Give every line from the entries that contains "this".

* TASK MATERIAL
────────────────

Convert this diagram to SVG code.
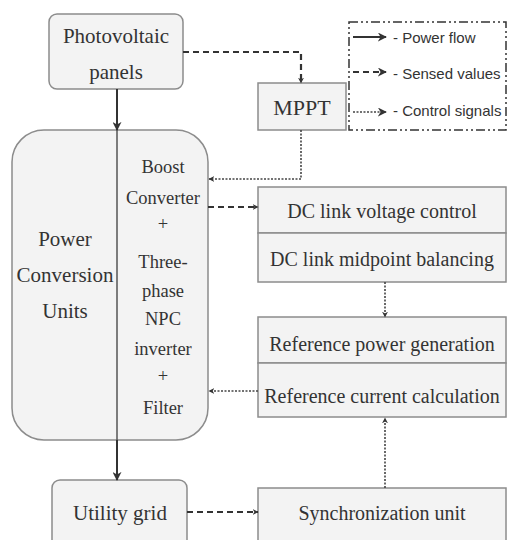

────────────────

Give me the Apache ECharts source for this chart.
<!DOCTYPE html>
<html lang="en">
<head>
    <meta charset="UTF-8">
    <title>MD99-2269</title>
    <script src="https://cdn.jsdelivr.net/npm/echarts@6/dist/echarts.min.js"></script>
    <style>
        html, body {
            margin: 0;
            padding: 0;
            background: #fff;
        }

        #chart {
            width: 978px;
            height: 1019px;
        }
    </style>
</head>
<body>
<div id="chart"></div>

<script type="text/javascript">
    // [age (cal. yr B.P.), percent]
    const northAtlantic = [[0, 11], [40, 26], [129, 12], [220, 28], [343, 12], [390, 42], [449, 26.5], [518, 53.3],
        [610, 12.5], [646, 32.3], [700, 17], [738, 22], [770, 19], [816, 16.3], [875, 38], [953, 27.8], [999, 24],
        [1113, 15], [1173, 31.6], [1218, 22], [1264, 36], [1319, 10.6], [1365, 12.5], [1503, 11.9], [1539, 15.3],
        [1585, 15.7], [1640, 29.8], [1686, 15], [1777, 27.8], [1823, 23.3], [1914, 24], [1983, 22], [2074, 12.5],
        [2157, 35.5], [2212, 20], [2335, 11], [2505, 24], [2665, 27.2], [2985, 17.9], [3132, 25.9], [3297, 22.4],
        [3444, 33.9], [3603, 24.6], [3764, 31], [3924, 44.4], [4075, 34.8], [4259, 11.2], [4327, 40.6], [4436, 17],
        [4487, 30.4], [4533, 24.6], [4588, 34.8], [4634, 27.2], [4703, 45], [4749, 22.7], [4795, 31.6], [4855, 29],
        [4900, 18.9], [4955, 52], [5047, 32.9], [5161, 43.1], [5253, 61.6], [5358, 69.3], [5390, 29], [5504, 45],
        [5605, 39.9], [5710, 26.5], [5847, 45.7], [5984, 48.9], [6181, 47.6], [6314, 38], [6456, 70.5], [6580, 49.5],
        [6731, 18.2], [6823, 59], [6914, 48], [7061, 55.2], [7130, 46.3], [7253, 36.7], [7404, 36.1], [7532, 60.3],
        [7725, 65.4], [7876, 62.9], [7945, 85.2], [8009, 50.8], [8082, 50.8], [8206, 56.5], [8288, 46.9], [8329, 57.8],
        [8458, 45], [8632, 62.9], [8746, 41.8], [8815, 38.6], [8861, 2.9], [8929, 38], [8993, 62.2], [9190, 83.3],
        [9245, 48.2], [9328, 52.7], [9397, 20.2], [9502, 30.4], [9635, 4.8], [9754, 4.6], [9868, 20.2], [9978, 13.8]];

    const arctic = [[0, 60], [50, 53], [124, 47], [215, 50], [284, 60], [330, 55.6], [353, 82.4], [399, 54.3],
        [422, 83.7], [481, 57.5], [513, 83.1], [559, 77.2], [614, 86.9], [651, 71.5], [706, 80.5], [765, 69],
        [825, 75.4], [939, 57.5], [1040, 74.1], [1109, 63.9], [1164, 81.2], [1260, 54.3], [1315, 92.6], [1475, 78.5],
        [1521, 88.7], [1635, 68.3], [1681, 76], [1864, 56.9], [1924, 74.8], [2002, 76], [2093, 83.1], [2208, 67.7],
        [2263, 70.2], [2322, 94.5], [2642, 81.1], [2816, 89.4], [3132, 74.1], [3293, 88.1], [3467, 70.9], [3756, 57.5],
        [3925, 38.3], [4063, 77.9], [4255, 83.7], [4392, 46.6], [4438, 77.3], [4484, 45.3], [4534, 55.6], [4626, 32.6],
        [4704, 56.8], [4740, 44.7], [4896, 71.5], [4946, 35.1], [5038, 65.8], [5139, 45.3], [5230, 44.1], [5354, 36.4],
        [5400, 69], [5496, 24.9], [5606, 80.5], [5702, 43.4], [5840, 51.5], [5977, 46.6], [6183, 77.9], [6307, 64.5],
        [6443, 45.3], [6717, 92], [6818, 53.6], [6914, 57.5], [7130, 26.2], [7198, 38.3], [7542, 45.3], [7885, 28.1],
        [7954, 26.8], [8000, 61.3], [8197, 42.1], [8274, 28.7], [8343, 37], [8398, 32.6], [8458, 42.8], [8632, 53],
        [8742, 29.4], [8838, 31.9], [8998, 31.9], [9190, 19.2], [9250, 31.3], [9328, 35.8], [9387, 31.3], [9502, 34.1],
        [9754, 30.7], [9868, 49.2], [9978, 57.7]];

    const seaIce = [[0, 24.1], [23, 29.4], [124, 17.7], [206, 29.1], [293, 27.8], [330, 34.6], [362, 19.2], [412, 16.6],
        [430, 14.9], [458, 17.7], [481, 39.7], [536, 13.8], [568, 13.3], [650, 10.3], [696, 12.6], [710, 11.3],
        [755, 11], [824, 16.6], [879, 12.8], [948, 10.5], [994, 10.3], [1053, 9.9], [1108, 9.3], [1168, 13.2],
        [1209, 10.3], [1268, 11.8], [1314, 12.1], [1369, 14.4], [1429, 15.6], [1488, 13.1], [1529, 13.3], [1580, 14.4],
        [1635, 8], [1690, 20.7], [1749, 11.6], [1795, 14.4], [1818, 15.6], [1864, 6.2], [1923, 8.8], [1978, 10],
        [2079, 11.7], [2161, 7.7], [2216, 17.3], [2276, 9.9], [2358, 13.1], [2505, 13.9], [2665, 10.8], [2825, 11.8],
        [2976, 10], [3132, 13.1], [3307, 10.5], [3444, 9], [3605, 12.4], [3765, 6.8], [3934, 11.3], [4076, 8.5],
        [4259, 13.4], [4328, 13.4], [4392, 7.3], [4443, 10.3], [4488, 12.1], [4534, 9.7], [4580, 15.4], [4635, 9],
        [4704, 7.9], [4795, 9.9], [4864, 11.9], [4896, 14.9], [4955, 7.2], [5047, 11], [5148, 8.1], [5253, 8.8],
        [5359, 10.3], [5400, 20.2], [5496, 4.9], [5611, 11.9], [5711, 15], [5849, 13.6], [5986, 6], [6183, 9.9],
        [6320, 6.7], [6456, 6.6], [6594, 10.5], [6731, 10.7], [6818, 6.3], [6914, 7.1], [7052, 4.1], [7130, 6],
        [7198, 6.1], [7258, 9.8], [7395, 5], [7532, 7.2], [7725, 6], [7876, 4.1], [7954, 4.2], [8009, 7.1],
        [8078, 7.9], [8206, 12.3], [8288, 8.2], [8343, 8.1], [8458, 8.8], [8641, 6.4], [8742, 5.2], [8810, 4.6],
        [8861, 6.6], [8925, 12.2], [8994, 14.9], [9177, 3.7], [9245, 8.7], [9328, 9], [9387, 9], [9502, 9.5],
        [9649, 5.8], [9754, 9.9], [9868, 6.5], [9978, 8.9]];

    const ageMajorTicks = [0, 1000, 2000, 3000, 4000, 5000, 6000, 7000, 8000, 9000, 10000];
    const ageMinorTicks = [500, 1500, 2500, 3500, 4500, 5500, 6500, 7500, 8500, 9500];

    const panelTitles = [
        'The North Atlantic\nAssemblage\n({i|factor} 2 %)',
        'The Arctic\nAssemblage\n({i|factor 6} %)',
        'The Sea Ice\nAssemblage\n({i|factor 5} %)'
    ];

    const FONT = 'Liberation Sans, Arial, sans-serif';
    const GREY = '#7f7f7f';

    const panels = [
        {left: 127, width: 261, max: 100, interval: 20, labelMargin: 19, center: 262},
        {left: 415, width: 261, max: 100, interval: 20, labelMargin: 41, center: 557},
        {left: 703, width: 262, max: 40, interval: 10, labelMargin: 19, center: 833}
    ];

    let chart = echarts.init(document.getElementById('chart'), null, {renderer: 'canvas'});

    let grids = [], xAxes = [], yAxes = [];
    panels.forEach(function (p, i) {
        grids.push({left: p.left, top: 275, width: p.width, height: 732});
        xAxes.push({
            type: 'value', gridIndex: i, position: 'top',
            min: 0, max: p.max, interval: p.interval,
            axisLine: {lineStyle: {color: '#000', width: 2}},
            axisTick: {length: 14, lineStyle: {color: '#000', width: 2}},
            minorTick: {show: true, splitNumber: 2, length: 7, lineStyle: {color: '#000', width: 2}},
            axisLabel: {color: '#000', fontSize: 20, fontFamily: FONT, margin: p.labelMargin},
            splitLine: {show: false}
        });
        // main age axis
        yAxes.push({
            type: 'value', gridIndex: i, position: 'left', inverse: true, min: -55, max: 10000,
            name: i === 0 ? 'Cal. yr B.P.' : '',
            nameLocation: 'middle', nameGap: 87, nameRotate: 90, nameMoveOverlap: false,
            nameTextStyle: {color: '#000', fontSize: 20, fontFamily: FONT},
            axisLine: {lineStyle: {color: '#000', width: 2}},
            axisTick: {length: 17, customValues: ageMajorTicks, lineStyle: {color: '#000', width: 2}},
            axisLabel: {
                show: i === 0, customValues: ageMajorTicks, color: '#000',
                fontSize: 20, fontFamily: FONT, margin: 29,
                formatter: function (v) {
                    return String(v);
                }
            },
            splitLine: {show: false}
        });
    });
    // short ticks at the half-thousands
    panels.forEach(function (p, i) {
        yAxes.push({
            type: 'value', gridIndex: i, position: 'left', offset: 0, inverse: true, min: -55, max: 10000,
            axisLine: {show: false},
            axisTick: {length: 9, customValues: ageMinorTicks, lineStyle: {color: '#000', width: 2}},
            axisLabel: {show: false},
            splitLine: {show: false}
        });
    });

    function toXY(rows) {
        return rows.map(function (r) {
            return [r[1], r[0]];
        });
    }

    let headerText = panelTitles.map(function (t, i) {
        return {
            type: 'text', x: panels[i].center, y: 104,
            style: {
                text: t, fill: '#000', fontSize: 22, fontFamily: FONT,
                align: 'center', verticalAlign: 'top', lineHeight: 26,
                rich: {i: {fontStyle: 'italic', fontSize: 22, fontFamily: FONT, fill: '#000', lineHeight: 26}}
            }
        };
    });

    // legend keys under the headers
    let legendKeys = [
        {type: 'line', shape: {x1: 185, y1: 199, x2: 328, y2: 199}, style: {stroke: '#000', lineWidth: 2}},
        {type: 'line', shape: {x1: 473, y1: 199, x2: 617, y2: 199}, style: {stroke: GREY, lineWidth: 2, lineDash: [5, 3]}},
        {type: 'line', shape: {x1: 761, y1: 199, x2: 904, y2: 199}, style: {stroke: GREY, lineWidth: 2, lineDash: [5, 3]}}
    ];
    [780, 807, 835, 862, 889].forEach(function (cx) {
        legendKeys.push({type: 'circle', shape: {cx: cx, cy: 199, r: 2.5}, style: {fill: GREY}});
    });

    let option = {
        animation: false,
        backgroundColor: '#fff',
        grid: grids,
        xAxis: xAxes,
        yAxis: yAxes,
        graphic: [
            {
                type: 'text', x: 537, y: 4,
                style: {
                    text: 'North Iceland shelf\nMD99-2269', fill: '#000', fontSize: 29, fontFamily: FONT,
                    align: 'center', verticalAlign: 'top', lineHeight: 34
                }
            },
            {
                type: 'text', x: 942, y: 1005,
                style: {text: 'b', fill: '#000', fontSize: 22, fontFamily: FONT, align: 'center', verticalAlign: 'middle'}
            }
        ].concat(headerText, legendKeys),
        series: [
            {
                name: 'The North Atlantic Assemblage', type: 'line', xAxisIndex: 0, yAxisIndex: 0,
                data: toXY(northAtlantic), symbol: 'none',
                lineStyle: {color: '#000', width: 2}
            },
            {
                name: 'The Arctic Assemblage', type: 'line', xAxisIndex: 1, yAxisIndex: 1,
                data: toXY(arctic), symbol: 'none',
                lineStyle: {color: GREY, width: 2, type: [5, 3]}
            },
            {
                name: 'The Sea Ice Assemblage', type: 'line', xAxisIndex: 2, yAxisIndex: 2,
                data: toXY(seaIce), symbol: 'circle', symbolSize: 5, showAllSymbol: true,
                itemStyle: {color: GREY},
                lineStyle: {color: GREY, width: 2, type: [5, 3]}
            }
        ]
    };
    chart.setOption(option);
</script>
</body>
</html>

────────────────

* OUTPUT BELOW
Convert this diagram to SVG code.
Give me the Apache ECharts source for this chart.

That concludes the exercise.